▶ _Data shown_

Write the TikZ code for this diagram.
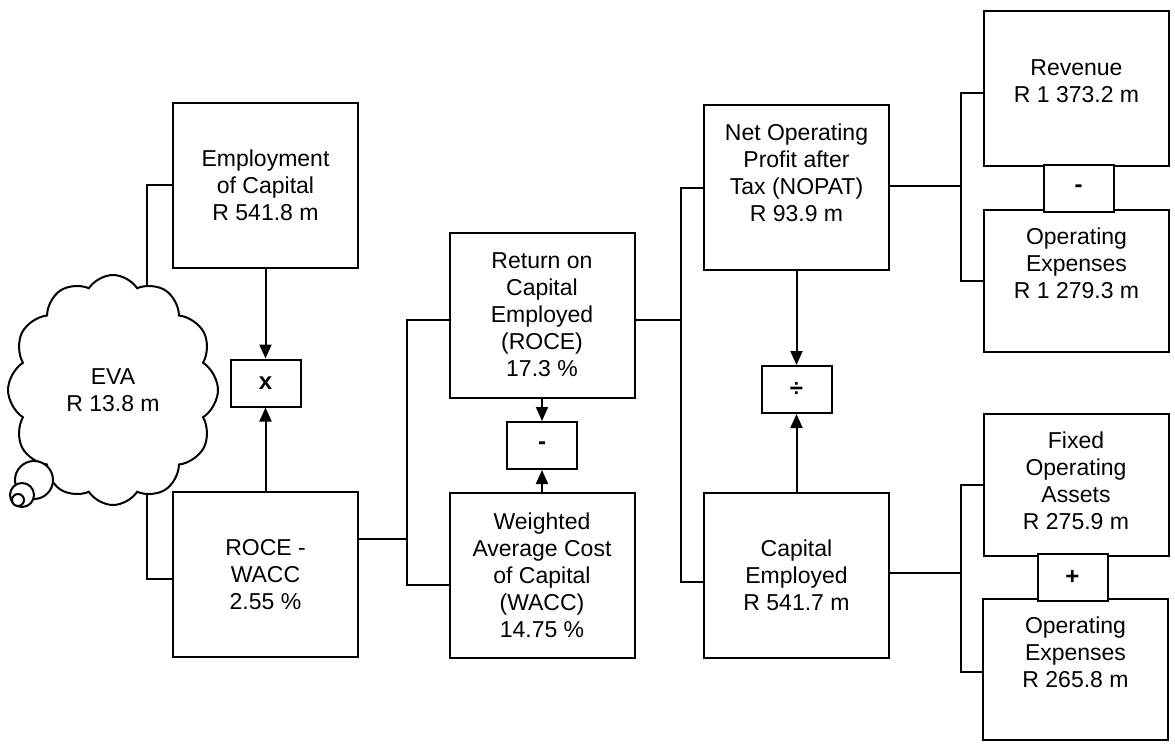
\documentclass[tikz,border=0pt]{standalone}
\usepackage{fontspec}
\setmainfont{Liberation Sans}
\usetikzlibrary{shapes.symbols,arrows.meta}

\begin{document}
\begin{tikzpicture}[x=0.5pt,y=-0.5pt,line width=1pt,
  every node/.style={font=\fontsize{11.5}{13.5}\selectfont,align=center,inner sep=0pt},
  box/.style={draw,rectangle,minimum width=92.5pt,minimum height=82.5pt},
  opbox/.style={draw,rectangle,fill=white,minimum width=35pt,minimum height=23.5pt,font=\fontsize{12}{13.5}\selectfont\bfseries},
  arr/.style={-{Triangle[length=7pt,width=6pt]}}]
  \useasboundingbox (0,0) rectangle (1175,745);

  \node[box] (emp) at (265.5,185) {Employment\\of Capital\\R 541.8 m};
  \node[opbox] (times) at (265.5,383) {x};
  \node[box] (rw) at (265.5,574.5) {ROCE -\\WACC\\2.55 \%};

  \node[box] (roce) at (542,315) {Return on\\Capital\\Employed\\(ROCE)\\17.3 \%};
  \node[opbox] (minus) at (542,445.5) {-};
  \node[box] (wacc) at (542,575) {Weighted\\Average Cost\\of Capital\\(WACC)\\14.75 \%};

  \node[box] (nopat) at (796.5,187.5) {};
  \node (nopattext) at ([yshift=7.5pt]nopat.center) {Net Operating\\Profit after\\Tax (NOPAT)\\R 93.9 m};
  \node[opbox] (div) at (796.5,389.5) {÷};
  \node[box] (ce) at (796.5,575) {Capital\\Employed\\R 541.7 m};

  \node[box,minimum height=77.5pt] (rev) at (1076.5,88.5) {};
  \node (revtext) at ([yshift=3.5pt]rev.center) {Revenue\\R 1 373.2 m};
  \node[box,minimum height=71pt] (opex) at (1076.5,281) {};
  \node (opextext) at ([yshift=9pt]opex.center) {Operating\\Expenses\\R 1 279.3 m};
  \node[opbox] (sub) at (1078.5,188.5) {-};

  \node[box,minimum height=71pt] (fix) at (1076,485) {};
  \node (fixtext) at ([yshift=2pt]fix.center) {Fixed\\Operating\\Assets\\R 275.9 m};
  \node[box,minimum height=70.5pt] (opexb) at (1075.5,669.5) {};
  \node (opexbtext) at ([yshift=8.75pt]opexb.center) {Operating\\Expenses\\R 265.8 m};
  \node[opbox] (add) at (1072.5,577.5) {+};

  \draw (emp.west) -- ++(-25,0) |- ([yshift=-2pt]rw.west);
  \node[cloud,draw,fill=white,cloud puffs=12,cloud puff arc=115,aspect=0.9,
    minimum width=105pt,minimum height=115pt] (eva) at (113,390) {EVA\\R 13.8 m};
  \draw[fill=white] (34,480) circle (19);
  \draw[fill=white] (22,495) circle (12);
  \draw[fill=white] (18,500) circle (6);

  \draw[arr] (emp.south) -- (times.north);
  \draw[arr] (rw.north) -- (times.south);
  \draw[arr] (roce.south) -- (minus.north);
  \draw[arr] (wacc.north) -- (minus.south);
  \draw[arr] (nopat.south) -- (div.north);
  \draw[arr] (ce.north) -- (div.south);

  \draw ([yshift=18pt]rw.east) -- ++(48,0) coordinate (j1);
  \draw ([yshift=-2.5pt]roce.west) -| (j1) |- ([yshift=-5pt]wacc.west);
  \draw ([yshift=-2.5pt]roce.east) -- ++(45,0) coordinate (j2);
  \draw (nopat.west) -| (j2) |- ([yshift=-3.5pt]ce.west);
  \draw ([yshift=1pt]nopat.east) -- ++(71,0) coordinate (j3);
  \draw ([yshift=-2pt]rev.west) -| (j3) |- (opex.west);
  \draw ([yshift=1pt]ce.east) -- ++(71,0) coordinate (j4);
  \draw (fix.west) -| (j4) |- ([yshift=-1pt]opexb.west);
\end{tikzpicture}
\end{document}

...

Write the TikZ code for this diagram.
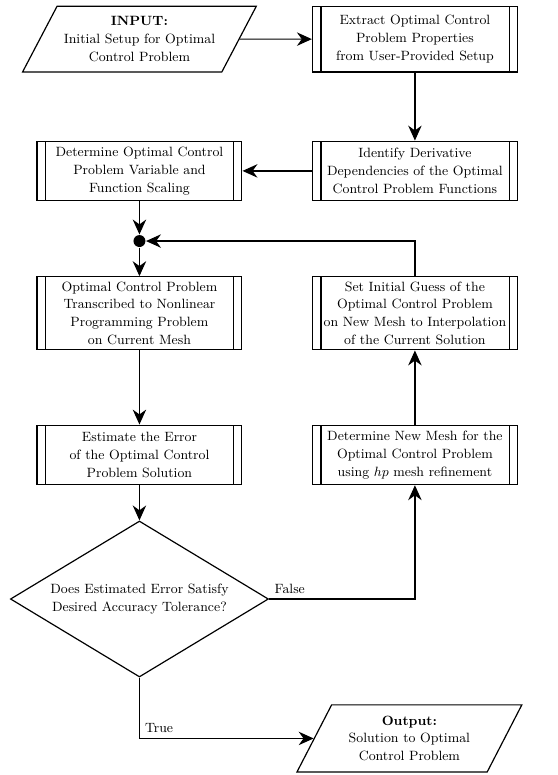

---

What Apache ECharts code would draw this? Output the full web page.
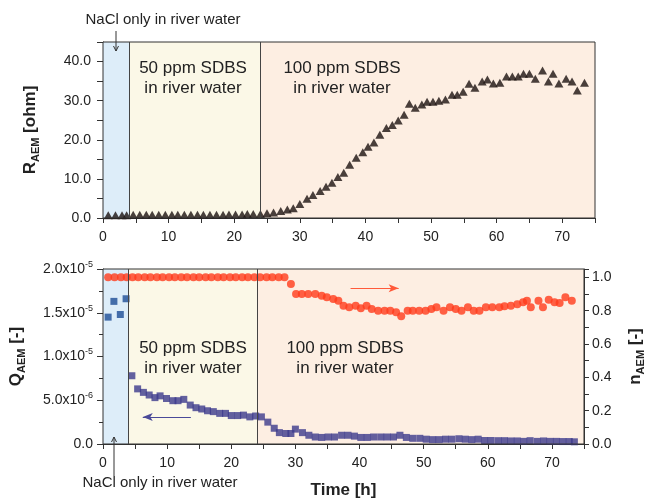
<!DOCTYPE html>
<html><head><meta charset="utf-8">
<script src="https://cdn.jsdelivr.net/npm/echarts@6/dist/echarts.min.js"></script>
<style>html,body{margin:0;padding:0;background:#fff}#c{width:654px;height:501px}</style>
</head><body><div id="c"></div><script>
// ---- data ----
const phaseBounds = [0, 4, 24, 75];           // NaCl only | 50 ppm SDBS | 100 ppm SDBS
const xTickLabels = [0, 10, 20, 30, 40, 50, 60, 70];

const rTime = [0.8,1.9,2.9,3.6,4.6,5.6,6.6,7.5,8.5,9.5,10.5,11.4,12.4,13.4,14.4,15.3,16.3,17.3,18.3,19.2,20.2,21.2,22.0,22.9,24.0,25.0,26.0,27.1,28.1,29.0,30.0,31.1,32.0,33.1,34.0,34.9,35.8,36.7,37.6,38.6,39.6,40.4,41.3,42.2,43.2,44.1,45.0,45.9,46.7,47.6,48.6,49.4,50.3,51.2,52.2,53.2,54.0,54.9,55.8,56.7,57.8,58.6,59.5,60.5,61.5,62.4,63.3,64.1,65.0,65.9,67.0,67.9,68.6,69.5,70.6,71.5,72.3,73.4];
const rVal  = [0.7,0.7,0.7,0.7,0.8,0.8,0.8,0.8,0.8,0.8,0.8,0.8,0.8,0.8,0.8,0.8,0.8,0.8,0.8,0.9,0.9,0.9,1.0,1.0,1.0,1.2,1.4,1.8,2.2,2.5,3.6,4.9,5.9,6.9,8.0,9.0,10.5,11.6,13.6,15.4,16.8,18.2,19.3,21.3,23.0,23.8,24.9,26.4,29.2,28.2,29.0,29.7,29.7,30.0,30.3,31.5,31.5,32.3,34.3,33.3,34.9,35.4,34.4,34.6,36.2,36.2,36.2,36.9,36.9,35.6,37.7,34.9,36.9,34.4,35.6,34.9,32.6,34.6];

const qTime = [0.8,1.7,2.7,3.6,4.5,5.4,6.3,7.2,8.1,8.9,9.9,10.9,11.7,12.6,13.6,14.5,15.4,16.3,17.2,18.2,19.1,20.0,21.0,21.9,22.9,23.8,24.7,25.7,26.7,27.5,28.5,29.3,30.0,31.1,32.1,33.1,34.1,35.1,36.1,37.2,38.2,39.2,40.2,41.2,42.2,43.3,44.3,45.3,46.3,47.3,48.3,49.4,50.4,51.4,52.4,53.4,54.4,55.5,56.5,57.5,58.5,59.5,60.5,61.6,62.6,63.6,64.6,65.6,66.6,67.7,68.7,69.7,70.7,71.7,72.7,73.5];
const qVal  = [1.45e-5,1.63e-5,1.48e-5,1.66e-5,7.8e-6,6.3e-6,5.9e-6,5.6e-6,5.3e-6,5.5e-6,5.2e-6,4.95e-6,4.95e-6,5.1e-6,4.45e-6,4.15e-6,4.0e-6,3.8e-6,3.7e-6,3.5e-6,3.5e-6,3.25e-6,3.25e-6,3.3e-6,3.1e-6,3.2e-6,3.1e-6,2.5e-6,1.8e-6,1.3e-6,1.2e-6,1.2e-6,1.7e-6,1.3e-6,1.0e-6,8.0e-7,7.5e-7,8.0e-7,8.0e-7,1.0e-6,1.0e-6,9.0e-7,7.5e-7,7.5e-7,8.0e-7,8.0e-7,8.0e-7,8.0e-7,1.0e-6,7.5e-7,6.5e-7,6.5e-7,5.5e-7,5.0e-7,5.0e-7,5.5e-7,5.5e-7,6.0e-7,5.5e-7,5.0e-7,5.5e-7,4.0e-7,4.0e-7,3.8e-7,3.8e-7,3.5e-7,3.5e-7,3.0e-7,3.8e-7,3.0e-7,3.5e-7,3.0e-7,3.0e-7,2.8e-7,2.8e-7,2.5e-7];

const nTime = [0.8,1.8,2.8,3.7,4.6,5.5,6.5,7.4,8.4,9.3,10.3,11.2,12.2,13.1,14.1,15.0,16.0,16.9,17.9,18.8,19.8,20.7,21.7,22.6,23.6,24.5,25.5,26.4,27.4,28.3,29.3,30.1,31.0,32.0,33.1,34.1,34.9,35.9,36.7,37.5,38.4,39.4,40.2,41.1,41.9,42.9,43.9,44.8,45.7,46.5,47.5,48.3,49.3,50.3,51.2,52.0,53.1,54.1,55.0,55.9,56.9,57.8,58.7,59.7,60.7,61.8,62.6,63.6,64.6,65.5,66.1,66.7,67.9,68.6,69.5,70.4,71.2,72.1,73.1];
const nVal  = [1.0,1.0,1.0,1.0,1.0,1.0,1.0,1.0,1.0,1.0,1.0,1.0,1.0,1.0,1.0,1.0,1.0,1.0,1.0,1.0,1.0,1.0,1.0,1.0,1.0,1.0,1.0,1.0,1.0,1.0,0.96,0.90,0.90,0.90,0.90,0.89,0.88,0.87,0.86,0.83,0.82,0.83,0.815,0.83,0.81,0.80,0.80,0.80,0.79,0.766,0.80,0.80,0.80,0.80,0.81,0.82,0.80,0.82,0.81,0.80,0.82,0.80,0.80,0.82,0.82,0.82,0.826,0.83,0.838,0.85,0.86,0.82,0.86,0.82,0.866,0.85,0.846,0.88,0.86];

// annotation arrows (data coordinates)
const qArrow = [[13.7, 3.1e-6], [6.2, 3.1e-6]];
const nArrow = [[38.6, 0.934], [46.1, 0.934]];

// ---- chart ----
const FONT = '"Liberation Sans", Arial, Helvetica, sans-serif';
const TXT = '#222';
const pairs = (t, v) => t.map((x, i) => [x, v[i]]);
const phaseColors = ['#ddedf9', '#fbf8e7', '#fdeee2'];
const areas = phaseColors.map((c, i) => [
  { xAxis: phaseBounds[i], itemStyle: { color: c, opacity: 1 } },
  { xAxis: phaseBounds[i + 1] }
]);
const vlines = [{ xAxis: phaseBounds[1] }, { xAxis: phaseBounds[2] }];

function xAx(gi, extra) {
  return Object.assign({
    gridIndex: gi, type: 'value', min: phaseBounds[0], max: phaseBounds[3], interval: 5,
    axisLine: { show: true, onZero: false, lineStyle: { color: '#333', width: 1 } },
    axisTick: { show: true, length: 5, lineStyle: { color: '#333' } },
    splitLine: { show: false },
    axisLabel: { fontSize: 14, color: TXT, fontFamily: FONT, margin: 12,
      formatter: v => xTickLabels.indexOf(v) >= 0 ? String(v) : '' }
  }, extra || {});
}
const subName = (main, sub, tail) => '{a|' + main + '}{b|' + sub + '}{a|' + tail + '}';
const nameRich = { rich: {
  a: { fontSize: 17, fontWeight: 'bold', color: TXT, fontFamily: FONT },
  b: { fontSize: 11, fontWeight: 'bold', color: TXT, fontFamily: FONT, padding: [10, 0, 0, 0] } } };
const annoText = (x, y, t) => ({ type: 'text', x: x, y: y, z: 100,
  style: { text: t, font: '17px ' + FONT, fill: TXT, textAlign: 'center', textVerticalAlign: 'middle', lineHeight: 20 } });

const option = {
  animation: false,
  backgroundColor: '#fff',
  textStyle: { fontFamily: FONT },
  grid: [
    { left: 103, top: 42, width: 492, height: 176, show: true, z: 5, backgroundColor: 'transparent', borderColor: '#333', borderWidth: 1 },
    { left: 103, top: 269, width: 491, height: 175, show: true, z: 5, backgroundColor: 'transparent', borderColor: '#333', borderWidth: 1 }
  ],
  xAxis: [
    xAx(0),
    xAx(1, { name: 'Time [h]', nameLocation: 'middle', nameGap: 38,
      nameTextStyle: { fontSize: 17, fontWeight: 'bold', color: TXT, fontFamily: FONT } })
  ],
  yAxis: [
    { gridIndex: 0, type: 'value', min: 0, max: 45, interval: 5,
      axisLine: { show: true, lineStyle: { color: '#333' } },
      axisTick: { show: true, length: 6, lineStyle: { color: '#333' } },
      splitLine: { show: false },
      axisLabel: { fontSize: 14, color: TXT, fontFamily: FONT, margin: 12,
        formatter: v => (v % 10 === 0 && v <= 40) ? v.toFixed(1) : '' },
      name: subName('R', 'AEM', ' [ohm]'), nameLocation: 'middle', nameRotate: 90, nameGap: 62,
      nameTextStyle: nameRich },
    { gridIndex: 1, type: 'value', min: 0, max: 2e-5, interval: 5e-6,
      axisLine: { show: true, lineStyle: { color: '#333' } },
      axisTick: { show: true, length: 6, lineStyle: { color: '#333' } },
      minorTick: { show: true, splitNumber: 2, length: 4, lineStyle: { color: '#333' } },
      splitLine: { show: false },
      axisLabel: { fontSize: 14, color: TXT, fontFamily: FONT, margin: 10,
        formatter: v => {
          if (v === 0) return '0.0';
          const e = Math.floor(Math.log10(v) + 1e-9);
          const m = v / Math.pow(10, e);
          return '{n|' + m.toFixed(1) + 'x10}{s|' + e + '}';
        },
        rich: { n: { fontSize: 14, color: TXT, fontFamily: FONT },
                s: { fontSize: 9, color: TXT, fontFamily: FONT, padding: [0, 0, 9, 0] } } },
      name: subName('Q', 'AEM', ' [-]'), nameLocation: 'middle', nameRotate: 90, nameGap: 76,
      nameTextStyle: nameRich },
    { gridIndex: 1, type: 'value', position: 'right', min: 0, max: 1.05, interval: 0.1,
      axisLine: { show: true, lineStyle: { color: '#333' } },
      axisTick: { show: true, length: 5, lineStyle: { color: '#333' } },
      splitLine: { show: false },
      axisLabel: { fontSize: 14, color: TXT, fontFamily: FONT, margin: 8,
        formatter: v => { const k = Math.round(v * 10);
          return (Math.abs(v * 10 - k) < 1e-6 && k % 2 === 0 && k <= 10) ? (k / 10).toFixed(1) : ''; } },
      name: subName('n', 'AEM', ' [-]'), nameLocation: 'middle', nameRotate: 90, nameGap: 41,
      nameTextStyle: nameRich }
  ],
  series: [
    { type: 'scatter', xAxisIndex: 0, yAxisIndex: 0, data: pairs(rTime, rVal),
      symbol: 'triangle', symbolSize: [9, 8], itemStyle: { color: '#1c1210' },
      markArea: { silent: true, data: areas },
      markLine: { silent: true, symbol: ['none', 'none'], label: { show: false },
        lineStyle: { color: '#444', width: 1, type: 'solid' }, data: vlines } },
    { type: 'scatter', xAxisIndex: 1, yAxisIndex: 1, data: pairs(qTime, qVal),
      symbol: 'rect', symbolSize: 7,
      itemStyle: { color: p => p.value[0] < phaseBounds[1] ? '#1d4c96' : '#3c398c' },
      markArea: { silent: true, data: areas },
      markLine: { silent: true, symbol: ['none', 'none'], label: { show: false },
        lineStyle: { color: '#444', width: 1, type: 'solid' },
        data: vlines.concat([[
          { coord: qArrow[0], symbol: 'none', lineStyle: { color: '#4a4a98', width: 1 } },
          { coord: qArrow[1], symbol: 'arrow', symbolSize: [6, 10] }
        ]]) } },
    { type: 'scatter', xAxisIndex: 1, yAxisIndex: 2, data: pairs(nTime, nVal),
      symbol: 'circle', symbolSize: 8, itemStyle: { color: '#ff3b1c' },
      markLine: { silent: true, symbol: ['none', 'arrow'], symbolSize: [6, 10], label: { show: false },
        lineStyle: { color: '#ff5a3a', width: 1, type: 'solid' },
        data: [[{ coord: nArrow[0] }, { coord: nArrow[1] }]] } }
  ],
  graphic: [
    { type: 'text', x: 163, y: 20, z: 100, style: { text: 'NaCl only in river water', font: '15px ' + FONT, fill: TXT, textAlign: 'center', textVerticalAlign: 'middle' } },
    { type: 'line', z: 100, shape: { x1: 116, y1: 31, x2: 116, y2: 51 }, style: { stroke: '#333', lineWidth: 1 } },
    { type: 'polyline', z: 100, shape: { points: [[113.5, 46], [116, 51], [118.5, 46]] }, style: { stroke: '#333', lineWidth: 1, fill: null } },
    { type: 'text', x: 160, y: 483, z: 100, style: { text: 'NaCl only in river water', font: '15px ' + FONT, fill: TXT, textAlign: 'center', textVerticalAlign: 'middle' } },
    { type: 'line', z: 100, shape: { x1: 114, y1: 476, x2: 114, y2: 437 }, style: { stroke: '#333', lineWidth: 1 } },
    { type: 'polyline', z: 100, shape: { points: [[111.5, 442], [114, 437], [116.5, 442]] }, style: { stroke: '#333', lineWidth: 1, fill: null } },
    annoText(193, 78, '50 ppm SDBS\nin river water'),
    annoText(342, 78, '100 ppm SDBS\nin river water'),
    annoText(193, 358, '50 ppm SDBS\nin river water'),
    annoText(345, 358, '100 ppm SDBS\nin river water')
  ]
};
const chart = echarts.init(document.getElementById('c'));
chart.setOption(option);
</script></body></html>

▶ _Aim of the exercise_
Leave the pictures out and copy exactly the lines from the one with "What Apache ECharts" to the one with "const xTickLabels = [0, 10, 20, 30, 40, 50, 60, 70];", both included.

▶ _Task answer_
What Apache ECharts code would draw this? Output the full web page.
<!DOCTYPE html>
<html><head><meta charset="utf-8">
<script src="https://cdn.jsdelivr.net/npm/echarts@6/dist/echarts.min.js"></script>
<style>html,body{margin:0;padding:0;background:#fff}#c{width:654px;height:501px}</style>
</head><body><div id="c"></div><script>
// ---- data ----
const phaseBounds = [0, 4, 24, 75];           // NaCl only | 50 ppm SDBS | 100 ppm SDBS
const xTickLabels = [0, 10, 20, 30, 40, 50, 60, 70];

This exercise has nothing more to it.